First, I do like this painting. I do not hate it. I'm just iffy about how much I like it. The things I know I like include the hair, hands, and the main figure's arms. I really, really love how her arms look. They captured a sense of volume and roundness that I was going for. And those cartoon elbow nubs! Cute.

The hands down at the bottom are expressive and definitely in my wheelhouse. I also like her hair. It feels lively and golden, which was the goal.

I don't hate her feet... though I struggle with drawing boots and shit.

2. BACKGROUND

It's ok. But not great. It's just color, which is what I wanted. Perhaps I should have went with something more representational. I dunno. Maybe the purple could have been much darker to help make her figure pop.

3. EYES

A bit crazed, which is good. But maybe not articulate enough. Not enough time spent on her eye shape, the lids, maybe some lashes could help.

4. WEAPONS

This looks ok but flat.
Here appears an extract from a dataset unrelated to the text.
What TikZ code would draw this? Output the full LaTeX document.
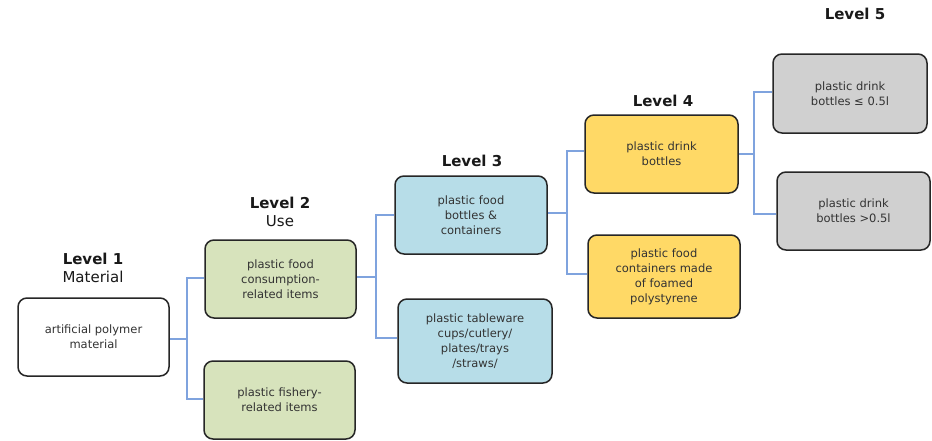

I fall into that trap of drawing weapons as if we are looking at them lying on a flat surface, with the handles and blades always side-facing. It is important to remember that these are three-dimensional objects and they are in motion. Tilt the blades, turn the cross-guards at an angle.

5. ARMOR

Her armor texture and coloring is middling. I wanted the armor to be metallic, silvery, etc. Which is it. But it probably needed something to help it feel real, textured, worn.

6. COLOR

I didn't go hard enough on the deep colors and highlights. I feel like the colors came out a little bit flat. For example, where are the lightning-inspired yellow highlights on her helmet? I forgot to add them.

7. FIGURE AND COMPOSITION

Ok, this is my biggest critique. I worked hard on her figure. I like her shape. She's round, but firm, soft but hard (if that makes sense). I even gave her some scars and freckles, which is nice.

But she's flat. This is a warrior in mid-leap and her figure is absolutely stable, centered, solid. Not dynamic. Now, in one sense, this is kind of cool. It suggests she's at home and comfortable and in no way worried. She's gonna kill 'em all. But look at her chest. It's level. Again, this suggests stability. Which is fine... but in this case I think having her shoulders not level would have shifted things and caused some dynamics in the figure. Like if her left arm was higher, twisting her body just a bit, but her head tilted the other way... that would have been nice.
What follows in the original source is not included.